The first great success of Rand’s career came with her 1943 novel The Fountainhead. It was a work that she had initially begun before writing Anthem but had set aside. In the intervening years, Rand and her husband had become politically active in the Republican Party and in support of free-market capitalism. The Fountainhead is about a brilliant architect who battles against lesser individuals trying to control and water down his vision—to the point where the architect dynamites his partially-constructed building rather than seeing it completed with his opponents’ compromises incorporated into it. The success of The Fountainhead garnered Rand great exposure and prominence—especially among conservatives. Neverthless, Rand disliked being associated with either the conservative or libertarian political movements in the United States. She felt her ideas were distinct, which is why she started her own (Objectivism) movement.

It was during the writing it that Rand also first prescribed Benzedrine, an amphetamine that she would take for many years that may have contributed to a reputation she would gain for mood swings and emotional ourbursts.

Many consider Atlas Shrugged, which Rand began in 1946 and first published in 1957, to be her greatest accomplishment as a fiction writer. It is her longest and most elaborate novel as well as her final fictional work. In the novel, she traces the lives of several individuals who are involved in big business in the United States, exalting their will to succeed and self-centered egoism. Atlas Shrugged fleshes out the philosophy Rand had been developing all her life, the beginnings of which are introduced in the concluding chapters of Anthem. The world depicted in Atlas Shrugged is modeled closely on America in the 1890s, during the height of free markets and governmental nonintervention in business.

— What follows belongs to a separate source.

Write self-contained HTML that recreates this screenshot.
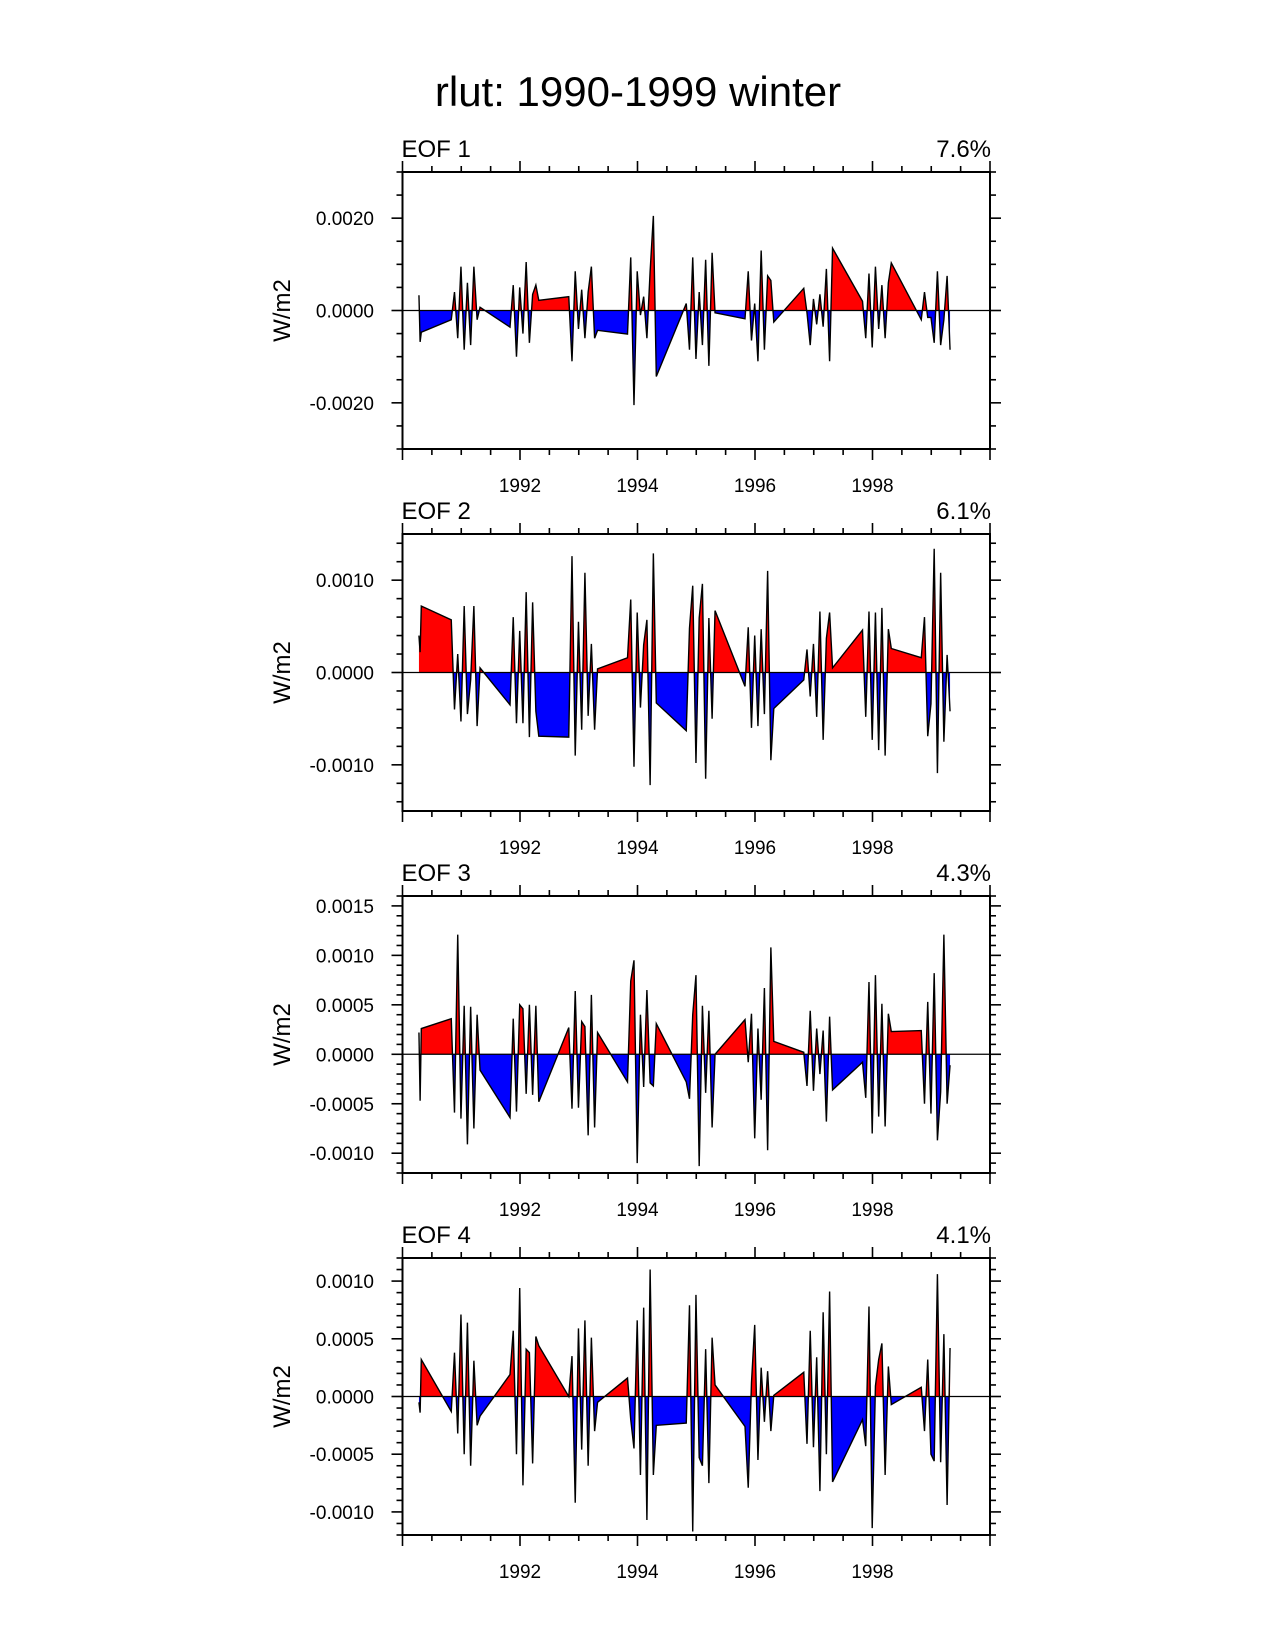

After the publication of Atlas Shrugged, Rand focused on writing and lecturing on Objectivism. She died on March 6, 1982. Her books—which have sold around 40 million copies—have garnered her a cult following of philosophers and thinkers, who continue her pursuit of Objectivism and egoism. In 1958 she founded an institute devoted to teaching her philosophy, which is still active today.

Background on Anthem

As a writer, Ayn Rand is best known for her two longest works of fiction, The Fountainhead (1943) and Atlas Shrugged (1957). She began work on The Fountainhead in 1935, which she set aside to work on Anthem. Both works play a part in the introduction of Rand’s theory of Objectivism, or egoism, the idea that an individual’s worth comes from himself or herself and not from what he or she contributes to society or to humankind. Objectivism is—as both The Fountainhead and Anthem make explicit—a wholesale rejection of the collectivist theories and tactics that Rand believed were at the center of the brutalities visited on Russia during the early part of the 20th century.

While The Fountainhead is the fictional embodiment of Objectivism, Anthem is Rand’s political manifesto. It takes the form of an allegory, a fictional story whose purpose is to present a philosophical idea. Anthem describes a dystopia, a nightmarish imaginary world through which Rand speculates on the eventual result of society’s negative aspects. Rand uses dystopia to show what she believes will happen when a nation or society embraces collectivism and community ideals.

The novella largely mirrors the state of the Soviet Union under the Stalinist terror, during which Soviet leader Joseph Stalin ordered purges of all those who opposed him—especially independent thinkers and intellectuals. In her nonfiction works, Rand idealizes those of the sort Stalin persecuted and exalts her hero, a vibrant, intelligent, and physically beautiful youth, who fights his way through the nameless, faceless mass of society that seeks to use him for its own ends while draining him of all vitality and vigor. Rand rejects religion and group identity in favor of ego and self-determination.